The original manuscript for the play is held at the Harry Ransom Center at the University of Texas at Austin as part of their larger holdings by and about Oscar Wilde.

== History ==
In 1914 the young Italian composer Carlo Ravasegna (Turin 1891-Rome 1964) wrote a short opera titled Una tragedia fiorentina to a translation/libretto by Ettore Moschino. The libretto was published with Wilde's name by the Tipografia Subalpina, Turin, 1914.

Giacomo Puccini considered Wilde's play as a potential source material for a new opera before discarding it.

Alexander von Zemlinsky wrote an opera based on a German translation of the play, entitled Eine florentinische Tragödie, which premiered in 1917.

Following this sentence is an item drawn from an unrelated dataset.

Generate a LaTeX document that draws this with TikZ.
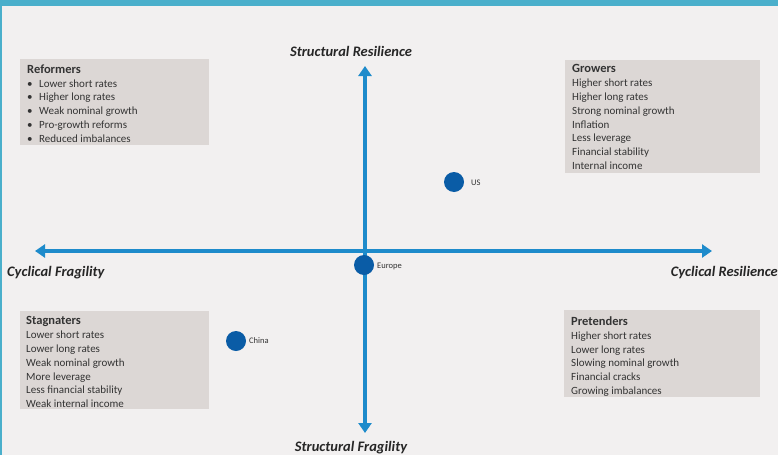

Sergei Prokofiev wrote his opera Maddalena to his own libretto based on a play by Magda Gustavovna Lieven-Orlova written under the pen name Baron Lieven. That play was in turn based on Oscar Wilde's play. The opera had its premiere in a BBC studio recording in London in 1979; and its first live staging was in Graz (Austria) in 1981.

T. Sturge Moore wrote an opening scene for this play for "presentation" purposes.

In 1989, Caspar René Hirschfeld wrote a chamber opera titled Bianca based on the Florentine Tragedy. He used the German translation by Max Meyerfeld. Filling in for the absent first scene, a love scene between Bianca and the prince, Hirschfeld used love poetry from Oscar Wilde himself. The opera was first performed at the Salzburg Festival in 1991.